◆ Brief ◆
Without the images, write out all of the following entries exactly.

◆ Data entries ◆
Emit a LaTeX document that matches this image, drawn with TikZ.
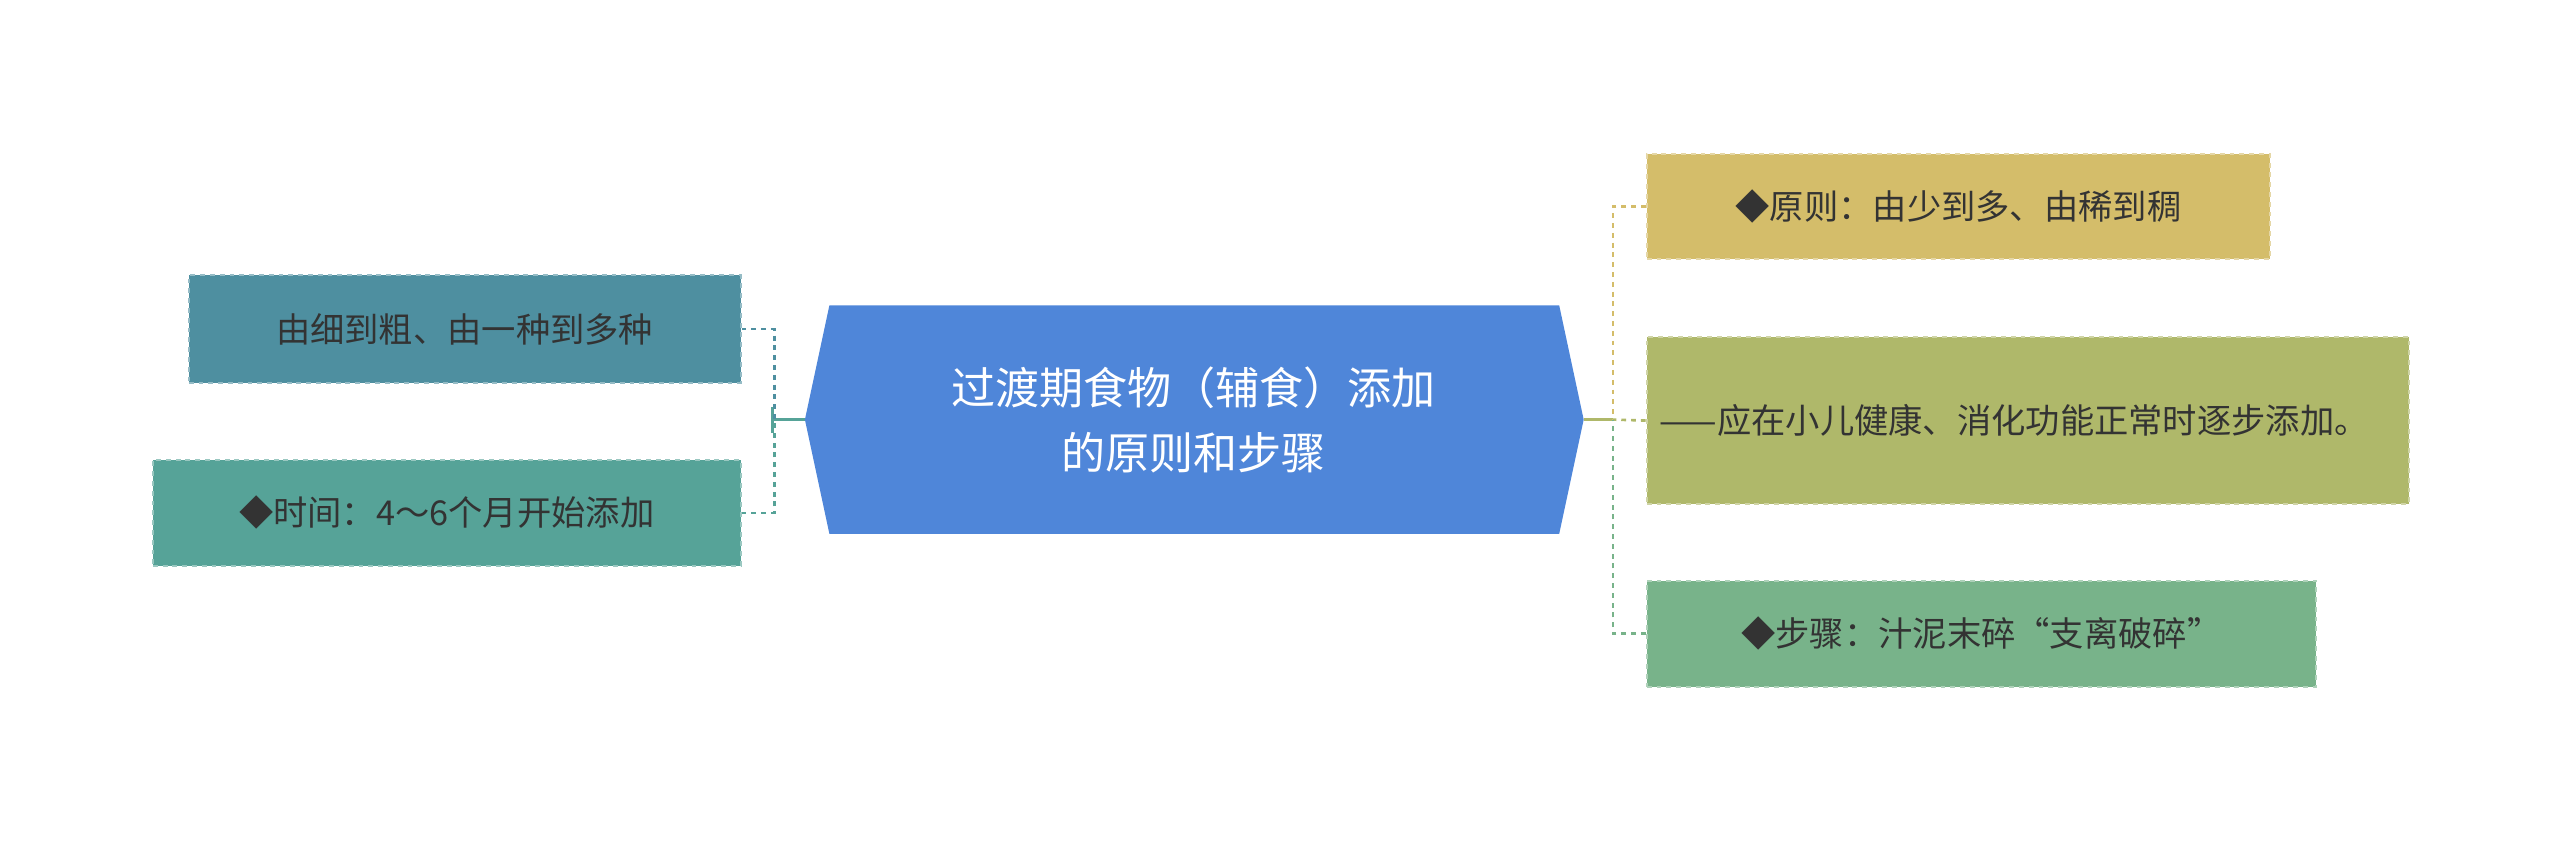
\documentclass[tikz,border=0pt]{standalone}
\usepackage{fontspec}
\setmainfont{Noto Sans CJK SC}
\begin{document}
\begin{tikzpicture}[x=1pt,y=-1pt,
 box/.style={draw,dashed,line width=1.2pt,anchor=north west,inner sep=0pt,text=black!80,font=\fontsize{21}{30}\selectfont,align=left},
 conn/.style={dashed,line width=1.6pt}]
\definecolor{cA}{HTML}{4E8FA0}\definecolor{cB}{HTML}{56A398}
\definecolor{cC}{HTML}{D4BD6A}\definecolor{cD}{HTML}{AFB86A}
\definecolor{cE}{HTML}{78B38A}\definecolor{cM}{HTML}{4F86D9}
\useasboundingbox (0,0) rectangle (1568,515);
% center
\fill[cM] (493,257) coordinate (cl) -- (508,187) -- (955,187) -- (970,257) coordinate (cr) -- (955,327) -- (508,327) -- cycle;
\node[text=white,font=\fontsize{27}{40}\selectfont,align=center] (c) at (731,257) {过渡期食物（辅食）添加\\的原则和步骤};
% left boxes
\node[box,fill=cA,draw=cA!60!white,minimum width=338pt,minimum height=66pt,text width=338pt,align=center] (l1) at (115,168) {由细到粗、由一种到多种};
\node[box,fill=cB,draw=cB!60!white,minimum width=360pt,minimum height=65pt,text width=360pt,align=center] (l2) at (93,281) {◆时间：4～6个月开始添加};
% right boxes
\node[box,fill=cC,draw=cC!60!white,minimum width=382pt,minimum height=64pt,text width=382pt,align=center] (r1) at (1008,94) {◆原则：由少到多、由稀到稠};
\node[box,fill=cD,draw=cD!60!white,minimum width=467pt,minimum height=102pt,text width=451pt,inner xsep=8pt] (r2) at (1008,206) {——应在小儿健康、消化功能正常时逐步添加。};
\node[box,fill=cE,draw=cE!60!white,minimum width=410pt,minimum height=65pt,text width=410pt,align=center] (r3) at (1008,355) {◆步骤：汁泥末碎“支离破碎”};
% left connectors
\coordinate (lj) at (473,257);
\draw[cB,line width=1.6pt] (cl) -- (lj) (473,249) -- (473,265);
\draw[conn,cA] (l1.east) -- ++(20,0) |- (lj);
\draw[conn,cB] (l2.east) -- ++(20,0) |- (lj);
% right connectors
\coordinate (rj) at (988,257);
\draw[cD,line width=1.6pt] (cr) -- (rj);
\draw[conn,cC] (r1.west) -- ++(-20,0) |- (rj);
\draw[conn,cD] (r2.west) -- (rj);
\draw[conn,cE] (r3.west) -- ++(-20,0) |- (rj);
\end{tikzpicture}
\end{document}
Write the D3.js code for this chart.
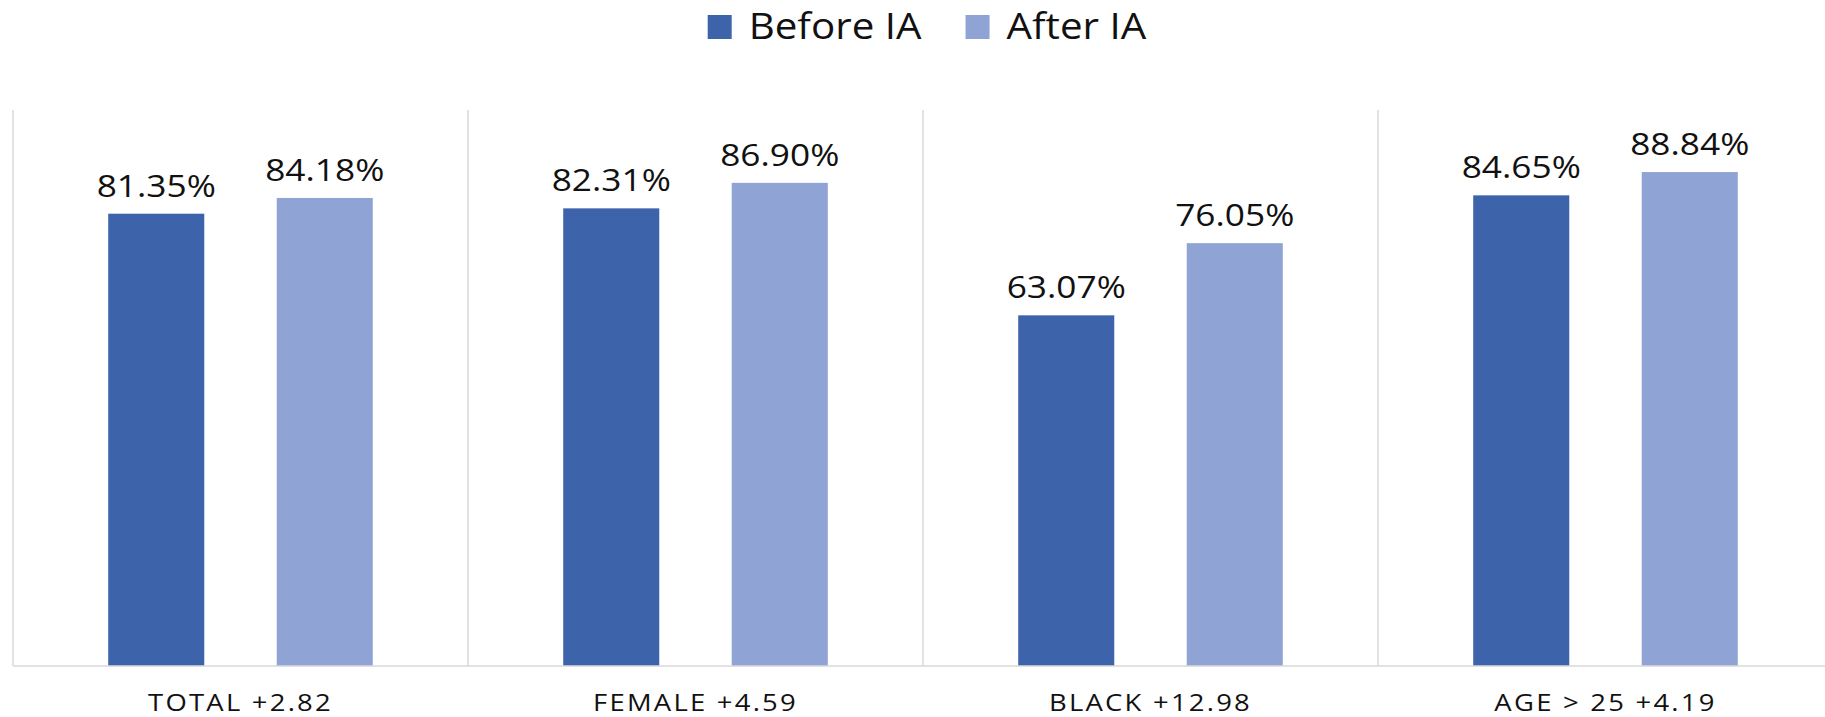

◆ Task answer ◆
Emit a LaTeX document that matches this image, drawn with TikZ.
\documentclass[tikz,border=0pt]{standalone}
\usepackage{fontspec}
\setmainfont{Noto Sans CJK SC}
\begin{document}
\begin{tikzpicture}[x=1pt,y=-1pt,
 box/.style={draw,dashed,line width=1.2pt,anchor=north west,inner sep=0pt,text=black!80,font=\fontsize{21}{30}\selectfont,align=left},
 conn/.style={dashed,line width=1.6pt}]
\definecolor{cA}{HTML}{4E8FA0}\definecolor{cB}{HTML}{56A398}
\definecolor{cC}{HTML}{D4BD6A}\definecolor{cD}{HTML}{AFB86A}
\definecolor{cE}{HTML}{78B38A}\definecolor{cM}{HTML}{4F86D9}
\useasboundingbox (0,0) rectangle (1568,515);
% center
\fill[cM] (493,257) coordinate (cl) -- (508,187) -- (955,187) -- (970,257) coordinate (cr) -- (955,327) -- (508,327) -- cycle;
\node[text=white,font=\fontsize{27}{40}\selectfont,align=center] (c) at (731,257) {过渡期食物（辅食）添加\\的原则和步骤};
% left boxes
\node[box,fill=cA,draw=cA!60!white,minimum width=338pt,minimum height=66pt,text width=338pt,align=center] (l1) at (115,168) {由细到粗、由一种到多种};
\node[box,fill=cB,draw=cB!60!white,minimum width=360pt,minimum height=65pt,text width=360pt,align=center] (l2) at (93,281) {◆时间：4～6个月开始添加};
% right boxes
\node[box,fill=cC,draw=cC!60!white,minimum width=382pt,minimum height=64pt,text width=382pt,align=center] (r1) at (1008,94) {◆原则：由少到多、由稀到稠};
\node[box,fill=cD,draw=cD!60!white,minimum width=467pt,minimum height=102pt,text width=451pt,inner xsep=8pt] (r2) at (1008,206) {——应在小儿健康、消化功能正常时逐步添加。};
\node[box,fill=cE,draw=cE!60!white,minimum width=410pt,minimum height=65pt,text width=410pt,align=center] (r3) at (1008,355) {◆步骤：汁泥末碎“支离破碎”};
% left connectors
\coordinate (lj) at (473,257);
\draw[cB,line width=1.6pt] (cl) -- (lj) (473,249) -- (473,265);
\draw[conn,cA] (l1.east) -- ++(20,0) |- (lj);
\draw[conn,cB] (l2.east) -- ++(20,0) |- (lj);
% right connectors
\coordinate (rj) at (988,257);
\draw[cD,line width=1.6pt] (cr) -- (rj);
\draw[conn,cC] (r1.west) -- ++(-20,0) |- (rj);
\draw[conn,cD] (r2.west) -- (rj);
\draw[conn,cE] (r3.west) -- ++(-20,0) |- (rj);
\end{tikzpicture}
\end{document}
Write the D3.js code for this chart.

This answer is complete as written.